When a doctor explicitly leaves the decision to quit up to the claimant, there can still be a finding of good cause. The Appeal Board recently ruled in AB 543291that medical evidence indicated that claimant experienced a high risk pregnancy due to a history of hypertension. Because she was pregnant, she was unable to take her usual medications for migraines, or medication for lumbar pain. In the month prior to her separation, she spoke to her physician about the stress she was under at her job. The physician advised her to consider stopping work earlier than she had intended if the stress became too great. During the next month she felt increasing stress due to her employer’s assigning additional duties to her and left her job. A claimant’s subjective judgment regarding the effect of stress is not generally sufficient to establish good cause for quitting. But in this case there was substantial medical evidence supporting the claimant’s decision, as well as evidence establishing the stressful nature of her work which, taken together, established good cause for leaving.

In another recent decision, AB 543446, the Appeal Board addressed the case of an asthmatic claimant whose complaints to her employer with respect to her co-workers’ smoking in the office went unheeded for some time. Ultimately, the claimant was forced to quit. The Board, relying on an Appellate Division decision, (Matter of Halpern, 265 AD2d 702), stated that “…fear for one’s health caused by cigarette smoke in the workplace constitutes good cause to quit, even without proof of allergy to cigarette smoke, or medical advice to quit.”

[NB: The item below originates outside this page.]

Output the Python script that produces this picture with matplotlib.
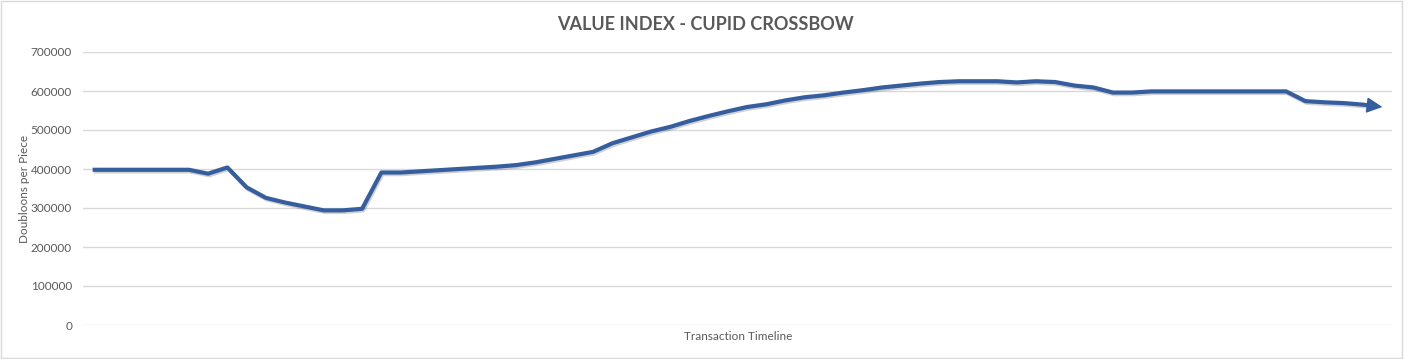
import matplotlib
matplotlib.use("Agg")
import matplotlib.pyplot as plt
import matplotlib.patheffects as pe
from matplotlib.patches import Rectangle, FancyArrowPatch

title = "VALUE INDEX - CUPID CROSSBOW"
x_label = "Transaction Timeline"
y_label = "Doubloons per Piece"
y_ticks = [0, 100000, 200000, 300000, 400000, 500000, 600000, 700000]

values = [
    398000, 398000, 398000, 398000, 398000, 398000, 388000, 404000, 353000, 326000,
    314000, 304000, 294000, 294000, 298000, 391000, 391000, 394000, 397000, 400000,
    403000, 406000, 410000, 417000, 426000, 435000, 444000, 466000, 481000, 496000,
    508000, 523000, 536000, 548000, 559000, 566000, 576000, 584000, 589000, 596000,
    602000, 609000, 614000, 619000, 623000, 625000, 625000, 625000, 622000, 625000,
    623000, 614000, 609000, 596000, 596000, 599000, 599000, 599000, 599000, 599000,
    599000, 599000, 599000, 574000, 571000, 569000, 565000, 559000,
]
positions = list(range(len(values)))

W, H = 1408, 359
fig = plt.figure(figsize=(W / 100, H / 100), dpi=100)
fig.patch.set_facecolor("white")
fig.patches.append(Rectangle((0.5 / W, 1.0 / H), 1401 / W, 357 / H, transform=fig.transFigure,
                             fill=False, edgecolor="#D9D9D9", linewidth=1.0))

ax = fig.add_axes([83 / W, (H - 325) / H, (1392 - 83) / W, (325 - 52) / H])
ax.set_facecolor("white")
ax.set_xlim(-0.5, len(values) - 0.5)
ax.set_ylim(0, 700000)
ax.set_yticks(y_ticks)
ax.set_yticklabels([str(v) for v in y_ticks])
ax.set_xticks([])
for s in ax.spines.values():
    s.set_visible(False)
ax.grid(axis="y", color="#D9D9D9", linewidth=1.0)
ax.set_axisbelow(True)
ax.tick_params(axis="y", length=0, pad=7.9, labelsize=8.5, labelcolor="#595959")
for lab in ax.get_yticklabels():
    lab.set_fontfamily("Lato")

line_color = "#355E9F"
shadow = [pe.SimpleLineShadow(offset=(0.8, -1.2), shadow_color="#000000", alpha=0.18),
          pe.Normal()]
# line stops a little before the final point so the arrow head forms the tip
frac = 0.5
end_x = positions[-2] + frac * (positions[-1] - positions[-2])
end_y = values[-2] + frac * (values[-1] - values[-2])
ax.plot(positions[:-1] + [end_x], values[:-1] + [end_y],
        color=line_color, linewidth=3.0,
        solid_joinstyle="round", solid_capstyle="butt", path_effects=shadow, zorder=3)
arrow = FancyArrowPatch((positions[-2], values[-2]), (positions[-1], values[-1]),
                        arrowstyle="-|>,head_length=0.7,head_width=0.35", color=line_color,
                        linewidth=1.0, mutation_scale=14, shrinkA=0, shrinkB=0, zorder=4)
ax.add_patch(arrow)

fig.text(705 / W, 1 - 24 / H, title, ha="center", va="center", fontsize=13,
         fontweight="bold", color="#595959", family="Lato")
fig.text(738 / W, 1 - 336 / H, x_label, ha="center", va="center", fontsize=8.5,
         color="#595959", family="Lato")
fig.text(25 / W, 1 - 189 / H, y_label, ha="center", va="center", fontsize=8.5,
         color="#595959", family="Lato", rotation=90)

fig.savefig("out.png", dpi=100, facecolor="white")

By contrast, there have been cases in which the doctor statement was deemed to be unacceptable as evidence supporting good cause to quit. In AB 513240, the Board sustained a disqualification, finding that the doctor’s note produced by claimant was dated three months after she had quit. The Appeal Board concluded that her resignation was not based upon a doctor’s diagnosis, but instead upon her own opinion that her job was causing her stress.

Thus, medical evidence must be evaluated for credibility and connection to the action of quitting just as any other evidence must be. Good cause for quitting due to health reasons can be established by evidence of a claimant’s medical history and chronic conditions. It need not be based on recent advice from a doctor."